The safety-focused ADAS software developer saw equally significant gains. VAST sustains 50GB/s of throughput for their training workloads, keeping their GPU fleet utilized rather than starved for data. The platform's advanced similarity-based data reduction algorithms achieve 2.5:1 reduction on JPEG and PNG datasets, more than doubling the effective capacity compared to legacy systems limited to 1.1:1. The DASE architecture allowed them to add compute and storage nodes independently, and as needed, without disruption. This proved critical and allowed them to add compute and storage nodes independently of capacity licenses, which proved critical for scaling metadata performance and resolving the outage-causing constraints they experienced on previous infrastructure.

With multiple VAST clusters spanning separate data centers, the team now uses global snapshots through VAST DataSpace to share complete datasets across locations without replication, directly addressing the data fragmentation that had previously limited cross-site collaboration. Researchers can access what they need from any site, scramble data for model variation, and collaborate across geographies without data bloat. For a team of hundreds of data scientists competing for GPU time in a shared scheduler, this kind of frictionless data access is a strategic advantage.
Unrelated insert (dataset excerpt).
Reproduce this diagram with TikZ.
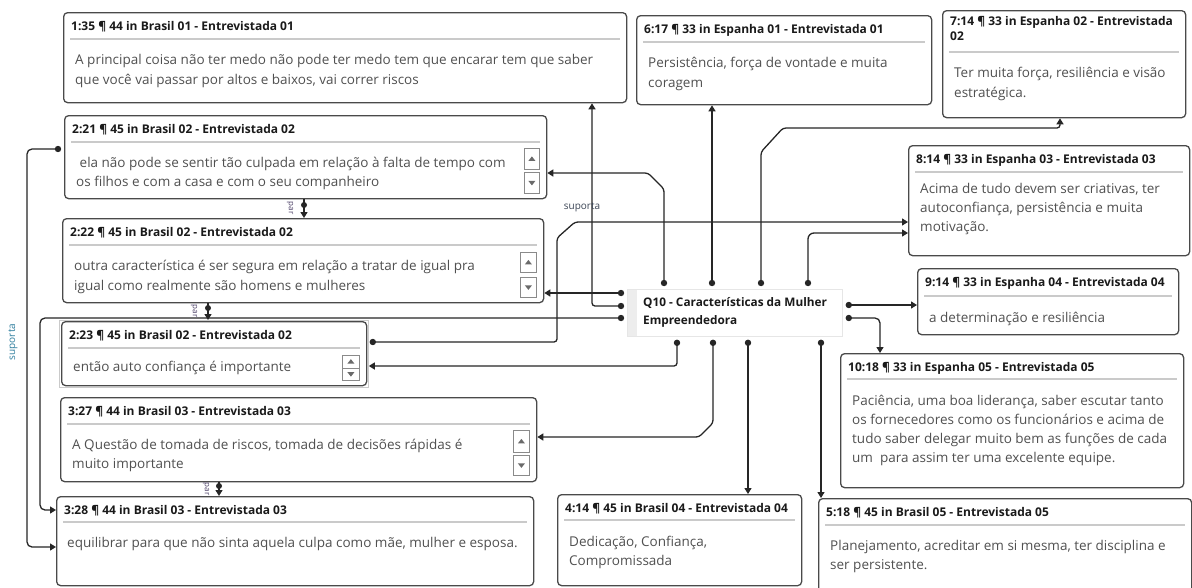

From Training to Real-Time Inference

The ADAS conversation often centers on training, but training is only half the story. The models that power scene understanding, prediction, and path planning need to run in production, processing continuous streams of sensor data and making decisions in real time. The infrastructure that trains the model needs to also serve the inference pipeline, and the data flowing between vehicles, edge systems, and the data center needs to be ingested, enriched, and acted upon as a continuous stream, not as a batch job that runs overnight.

This is where VAST's architecture extends beyond what legacy storage platforms can offer. The VAST DataBase functions as a real-time event broker with Kafka-compatible and Apache Arrow-native interfaces, capable of ingesting and querying streaming telematics and sensor data at scale. The same platform that stores petabytes of training data can simultaneously ingest live vehicle telemetry, run real-time analytics, and feed inference workloads without requiring a separate streaming infrastructure stack.

For ADAS teams, this means the collect-to-train-to-validate loop doesn't end at model export. The trained perception model that identifies a construction zone, the planning model that reroutes around it, and the prediction model that anticipates the behavior of surrounding vehicles all depend on the same underlying data platform to deliver context at speed. OTA update validation, digital twin simulation, and real-time dashboards on fleet behavior are not future use cases that require a separate architecture. They run on the same VAST AI OS that powers training today.

This end-to-end capability is what separates a data platform, or an operating system, from a storage system. ADAS development doesn't stop at training a model that works in simulation. It requires infrastructure that can carry that model through validation, deployment, and continuous improvement in the real world, all on a single platform.

The Bigger Picture

ADAS is the leading edge of a much larger shift. Beyond automotive, robotics companies, industrial automation platforms, and drone fleet operators are converging on the same fundamental challenge: building AI systems that perceive, reason about, and act in the physical world generates data at a scale and complexity that legacy infrastructure was never designed to handle. The same architectural requirements that ADAS demands today, massive streaming ingest, real-time inference, global data access, and continuous model improvement, are becoming table stakes for any organization building physical AI.

The companies that treat data infrastructure as a strategic investment rather than a cost center are the ones shipping safer, smarter systems faster. The autonomous driving industry is proving that the AI operating system underneath the models matters just as much as the models themselves.